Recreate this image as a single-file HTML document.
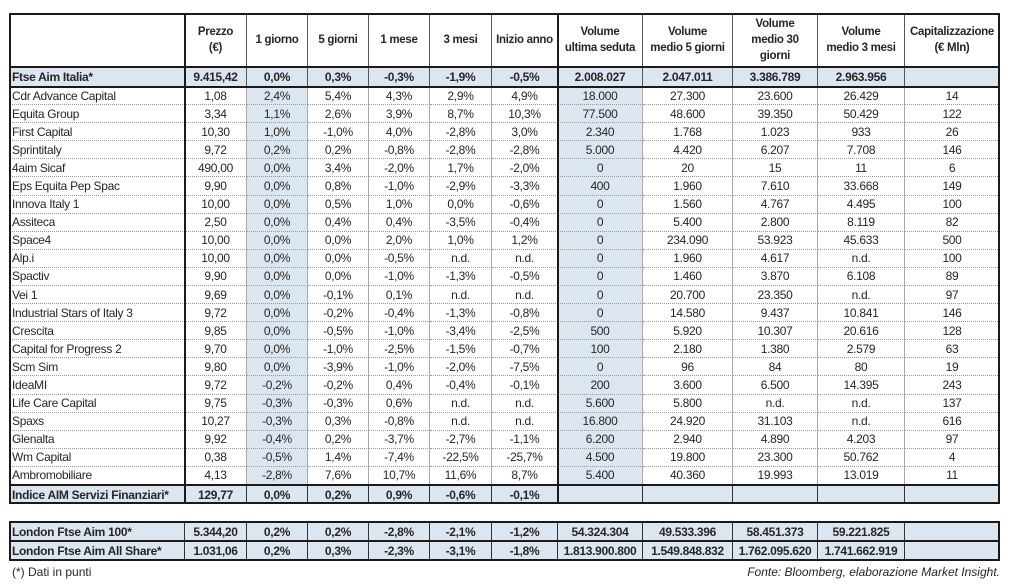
<!DOCTYPE html>
<html><head><meta charset="utf-8">
<style>
body{margin:0;width:1024px;height:587px;background:#fff;position:relative;overflow:hidden;font-family:"Liberation Sans",Arial,sans-serif;color:#262626}
.c{position:absolute;box-sizing:border-box;display:flex;align-items:center;justify-content:center;text-align:center;font-size:12px;white-space:nowrap;overflow:hidden;letter-spacing:-0.3px}
.n{justify-content:flex-start;padding-left:3px}
.h{font-weight:bold;font-size:11.5px;line-height:16px;white-space:normal}
.b{font-weight:bold}
.s{background:#dce6f1}
.frame{position:absolute;box-sizing:border-box;border:2px solid #1a1a1a;pointer-events:none}
.line{position:absolute;background:#1a1a1a}
.foot{position:absolute;font-size:12px;top:565px}
</style></head><body>
<div id="root"></div>
<div class="foot" style="left:12px">(*) Dati in punti</div>
<div class="foot" style="right:24px;font-style:italic">Fonte: Bloomberg, elaborazione Market Insight.</div>
<script>
const xs=[9,185,247,308,369,430,492,558,643,733,818,905,1000];
const headers=["","Prezzo<br>(€)","1 giorno","5 giorni","1 mese","3 mesi","Inizio anno","Volume<br>ultima seduta","Volume<br>medio 5 giorni","Volume<br>medio 30<br>giorni","Volume<br>medio 3 mesi","Capitalizzazione<br>(€ Mln)"];
const ftse=["Ftse Aim Italia*","9.415,42","0,0%","0,3%","-0,3%","-1,9%","-0,5%","2.008.027","2.047.011","3.386.789","2.963.956",""];
const rows=[
["Cdr Advance Capital","1,08","2,4%","5,4%","4,3%","2,9%","4,9%","18.000","27.300","23.600","26.429","14"],
["Equita Group","3,34","1,1%","2,6%","3,9%","8,7%","10,3%","77.500","48.600","39.350","50.429","122"],
["First Capital","10,30","1,0%","-1,0%","4,0%","-2,8%","3,0%","2.340","1.768","1.023","933","26"],
["Sprintitaly","9,72","0,2%","0,2%","-0,8%","-2,8%","-2,8%","5.000","4.420","6.207","7.708","146"],
["4aim Sicaf","490,00","0,0%","3,4%","-2,0%","1,7%","-2,0%","0","20","15","11","6"],
["Eps Equita Pep Spac","9,90","0,0%","0,8%","-1,0%","-2,9%","-3,3%","400","1.960","7.610","33.668","149"],
["Innova Italy 1","10,00","0,0%","0,5%","1,0%","0,0%","-0,6%","0","1.560","4.767","4.495","100"],
["Assiteca","2,50","0,0%","0,4%","0,4%","-3,5%","-0,4%","0","5.400","2.800","8.119","82"],
["Space4","10,00","0,0%","0,0%","2,0%","1,0%","1,2%","0","234.090","53.923","45.633","500"],
["Alp.i","10,00","0,0%","0,0%","-0,5%","n.d.","n.d.","0","1.960","4.617","n.d.","100"],
["Spactiv","9,90","0,0%","0,0%","-1,0%","-1,3%","-0,5%","0","1.460","3.870","6.108","89"],
["Vei 1","9,69","0,0%","-0,1%","0,1%","n.d.","n.d.","0","20.700","23.350","n.d.","97"],
["Industrial Stars of Italy 3","9,72","0,0%","-0,2%","-0,4%","-1,3%","-0,8%","0","14.580","9.437","10.841","146"],
["Crescita","9,85","0,0%","-0,5%","-1,0%","-3,4%","-2,5%","500","5.920","10.307","20.616","128"],
["Capital for Progress 2","9,70","0,0%","-1,0%","-2,5%","-1,5%","-0,7%","100","2.180","1.380","2.579","63"],
["Scm Sim","9,80","0,0%","-3,9%","-1,0%","-2,0%","-7,5%","0","96","84","80","19"],
["IdeaMI","9,72","-0,2%","-0,2%","0,4%","-0,4%","-0,1%","200","3.600","6.500","14.395","243"],
["Life Care Capital","9,75","-0,3%","-0,3%","0,6%","n.d.","n.d.","5.600","5.800","n.d.","n.d.","137"],
["Spaxs","10,27","-0,3%","0,3%","-0,8%","n.d.","n.d.","16.800","24.920","31.103","n.d.","616"],
["Glenalta","9,92","-0,4%","0,2%","-3,7%","-2,7%","-1,1%","6.200","2.940","4.890","4.203","97"],
["Wm Capital","0,38","-0,5%","1,4%","-7,4%","-22,5%","-25,7%","4.500","19.800","23.300","50.762","4"],
["Ambromobiliare","4,13","-2,8%","7,6%","10,7%","11,6%","8,7%","5.400","40.360","19.993","13.019","11"]];
const indice=["Indice AIM Servizi Finanziari*","129,77","0,0%","0,2%","0,9%","-0,6%","-0,1%","","","","",""];
const london=[
["London Ftse Aim 100*","5.344,20","0,2%","0,2%","-2,8%","-2,1%","-1,2%","54.324.304","49.533.396","58.451.373","59.221.825",""],
["London Ftse Aim All Share*","1.031,06","0,2%","0,3%","-2,3%","-3,1%","-1,8%","1.813.900.800","1.549.848.832","1.762.095.620","1.741.662.919",""]];
const root=document.getElementById('root');
function cell(txt,j,top,h,cls,style){
  const d=document.createElement('div');
  d.className='c '+(j===0?'n ':'')+cls;
  d.style.left=xs[j]+'px';d.style.top=top+'px';
  d.style.width=(xs[j+1]-xs[j])+'px';d.style.height=h+'px';
  d.style.cssText+=style;
  d.innerHTML=txt;
  
  
  root.appendChild(d);return d;
}
function frame(l,t,w,h,name){const f=document.createElement('div');f.className='frame';
  f.style.left=l+'px';f.style.top=t+'px';f.style.width=w+'px';f.style.height=h+'px';
  
  
  root.appendChild(f);}
function hline(y,name){const f=document.createElement('div');f.className='line';
  f.style.left=xs[0]+'px';f.style.top=(y-1)+'px';f.style.width=(xs[12]-xs[0])+'px';f.style.height='2px';
  
  
  root.appendChild(f);}
headers.forEach((t,j)=>cell(t,j,13,54,'h','border-right:1px solid #555;'));
ftse.forEach((t,j)=>cell(t,j,67,20,'b s','border-right:1px solid #555;'));
const rh=18.09;
rows.forEach((r,i)=>{const top=87+i*rh;
  r.forEach((t,j)=>cell(t,j,top,rh,(j===2||j===7)?'s':'',
   'border-right:1px solid #aaa;border-bottom:1px dotted #999;'));});
indice.forEach((t,j)=>cell(t,j,485,19,'b s','border-right:1px solid #333;'));
london.forEach((r,i)=>r.forEach((t,j)=>cell(t,j,522+i*19,19,'b s','border-right:1px solid #333;')));
frame(9,13,991,491,'main-table-border');
frame(9,521,991,40,'london-table-border');
hline(67,'header-divider');hline(87,'ftse-divider');hline(485,'indice-divider');hline(541,'london-divider');
const v=document.createElement('div');v.className='line';
v.style.left='557px';v.style.top='13px';v.style.width='2px';v.style.height='491px';


root.appendChild(v);
const v2=document.createElement('div');v2.className='line';
v2.style.left='184px';v2.style.top='13px';v2.style.width='2px';v2.style.height='491px';


root.appendChild(v2);
</script>
</body></html>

- - - -

**Short exercise**
Make an exact copy of the listing above. Do not include the pictures.

**Result**
Recreate this image as a single-file HTML document.
<!DOCTYPE html>
<html><head><meta charset="utf-8">
<style>
body{margin:0;width:1024px;height:587px;background:#fff;position:relative;overflow:hidden;font-family:"Liberation Sans",Arial,sans-serif;color:#262626}
.c{position:absolute;box-sizing:border-box;display:flex;align-items:center;justify-content:center;text-align:center;font-size:12px;white-space:nowrap;overflow:hidden;letter-spacing:-0.3px}
.n{justify-content:flex-start;padding-left:3px}
.h{font-weight:bold;font-size:11.5px;line-height:16px;white-space:normal}
.b{font-weight:bold}
.s{background:#dce6f1}
.frame{position:absolute;box-sizing:border-box;border:2px solid #1a1a1a;pointer-events:none}
.line{position:absolute;background:#1a1a1a}
.foot{position:absolute;font-size:12px;top:565px}
</style></head><body>
<div id="root"></div>
<div class="foot" style="left:12px">(*) Dati in punti</div>
<div class="foot" style="right:24px;font-style:italic">Fonte: Bloomberg, elaborazione Market Insight.</div>
<script>
const xs=[9,185,247,308,369,430,492,558,643,733,818,905,1000];
const headers=["","Prezzo<br>(€)","1 giorno","5 giorni","1 mese","3 mesi","Inizio anno","Volume<br>ultima seduta","Volume<br>medio 5 giorni","Volume<br>medio 30<br>giorni","Volume<br>medio 3 mesi","Capitalizzazione<br>(€ Mln)"];
const ftse=["Ftse Aim Italia*","9.415,42","0,0%","0,3%","-0,3%","-1,9%","-0,5%","2.008.027","2.047.011","3.386.789","2.963.956",""];
const rows=[
["Cdr Advance Capital","1,08","2,4%","5,4%","4,3%","2,9%","4,9%","18.000","27.300","23.600","26.429","14"],
["Equita Group","3,34","1,1%","2,6%","3,9%","8,7%","10,3%","77.500","48.600","39.350","50.429","122"],
["First Capital","10,30","1,0%","-1,0%","4,0%","-2,8%","3,0%","2.340","1.768","1.023","933","26"],
["Sprintitaly","9,72","0,2%","0,2%","-0,8%","-2,8%","-2,8%","5.000","4.420","6.207","7.708","146"],
["4aim Sicaf","490,00","0,0%","3,4%","-2,0%","1,7%","-2,0%","0","20","15","11","6"],
["Eps Equita Pep Spac","9,90","0,0%","0,8%","-1,0%","-2,9%","-3,3%","400","1.960","7.610","33.668","149"],
["Innova Italy 1","10,00","0,0%","0,5%","1,0%","0,0%","-0,6%","0","1.560","4.767","4.495","100"],
["Assiteca","2,50","0,0%","0,4%","0,4%","-3,5%","-0,4%","0","5.400","2.800","8.119","82"],
["Space4","10,00","0,0%","0,0%","2,0%","1,0%","1,2%","0","234.090","53.923","45.633","500"],
["Alp.i","10,00","0,0%","0,0%","-0,5%","n.d.","n.d.","0","1.960","4.617","n.d.","100"],
["Spactiv","9,90","0,0%","0,0%","-1,0%","-1,3%","-0,5%","0","1.460","3.870","6.108","89"],
["Vei 1","9,69","0,0%","-0,1%","0,1%","n.d.","n.d.","0","20.700","23.350","n.d.","97"],
["Industrial Stars of Italy 3","9,72","0,0%","-0,2%","-0,4%","-1,3%","-0,8%","0","14.580","9.437","10.841","146"],
["Crescita","9,85","0,0%","-0,5%","-1,0%","-3,4%","-2,5%","500","5.920","10.307","20.616","128"],
["Capital for Progress 2","9,70","0,0%","-1,0%","-2,5%","-1,5%","-0,7%","100","2.180","1.380","2.579","63"],
["Scm Sim","9,80","0,0%","-3,9%","-1,0%","-2,0%","-7,5%","0","96","84","80","19"],
["IdeaMI","9,72","-0,2%","-0,2%","0,4%","-0,4%","-0,1%","200","3.600","6.500","14.395","243"],
["Life Care Capital","9,75","-0,3%","-0,3%","0,6%","n.d.","n.d.","5.600","5.800","n.d.","n.d.","137"],
["Spaxs","10,27","-0,3%","0,3%","-0,8%","n.d.","n.d.","16.800","24.920","31.103","n.d.","616"],
["Glenalta","9,92","-0,4%","0,2%","-3,7%","-2,7%","-1,1%","6.200","2.940","4.890","4.203","97"],
["Wm Capital","0,38","-0,5%","1,4%","-7,4%","-22,5%","-25,7%","4.500","19.800","23.300","50.762","4"],
["Ambromobiliare","4,13","-2,8%","7,6%","10,7%","11,6%","8,7%","5.400","40.360","19.993","13.019","11"]];
const indice=["Indice AIM Servizi Finanziari*","129,77","0,0%","0,2%","0,9%","-0,6%","-0,1%","","","","",""];
const london=[
["London Ftse Aim 100*","5.344,20","0,2%","0,2%","-2,8%","-2,1%","-1,2%","54.324.304","49.533.396","58.451.373","59.221.825",""],
["London Ftse Aim All Share*","1.031,06","0,2%","0,3%","-2,3%","-3,1%","-1,8%","1.813.900.800","1.549.848.832","1.762.095.620","1.741.662.919",""]];
const root=document.getElementById('root');
function cell(txt,j,top,h,cls,style){
  const d=document.createElement('div');
  d.className='c '+(j===0?'n ':'')+cls;
  d.style.left=xs[j]+'px';d.style.top=top+'px';
  d.style.width=(xs[j+1]-xs[j])+'px';d.style.height=h+'px';
  d.style.cssText+=style;
  d.innerHTML=txt;
  
  
  root.appendChild(d);return d;
}
function frame(l,t,w,h,name){const f=document.createElement('div');f.className='frame';
  f.style.left=l+'px';f.style.top=t+'px';f.style.width=w+'px';f.style.height=h+'px';
  
  
  root.appendChild(f);}
function hline(y,name){const f=document.createElement('div');f.className='line';
  f.style.left=xs[0]+'px';f.style.top=(y-1)+'px';f.style.width=(xs[12]-xs[0])+'px';f.style.height='2px';
  
  
  root.appendChild(f);}
headers.forEach((t,j)=>cell(t,j,13,54,'h','border-right:1px solid #555;'));
ftse.forEach((t,j)=>cell(t,j,67,20,'b s','border-right:1px solid #555;'));
const rh=18.09;
rows.forEach((r,i)=>{const top=87+i*rh;
  r.forEach((t,j)=>cell(t,j,top,rh,(j===2||j===7)?'s':'',
   'border-right:1px solid #aaa;border-bottom:1px dotted #999;'));});
indice.forEach((t,j)=>cell(t,j,485,19,'b s','border-right:1px solid #333;'));
london.forEach((r,i)=>r.forEach((t,j)=>cell(t,j,522+i*19,19,'b s','border-right:1px solid #333;')));
frame(9,13,991,491,'main-table-border');
frame(9,521,991,40,'london-table-border');
hline(67,'header-divider');hline(87,'ftse-divider');hline(485,'indice-divider');hline(541,'london-divider');
const v=document.createElement('div');v.className='line';
v.style.left='557px';v.style.top='13px';v.style.width='2px';v.style.height='491px';


root.appendChild(v);
const v2=document.createElement('div');v2.className='line';
v2.style.left='184px';v2.style.top='13px';v2.style.width='2px';v2.style.height='491px';


root.appendChild(v2);
</script>
</body></html>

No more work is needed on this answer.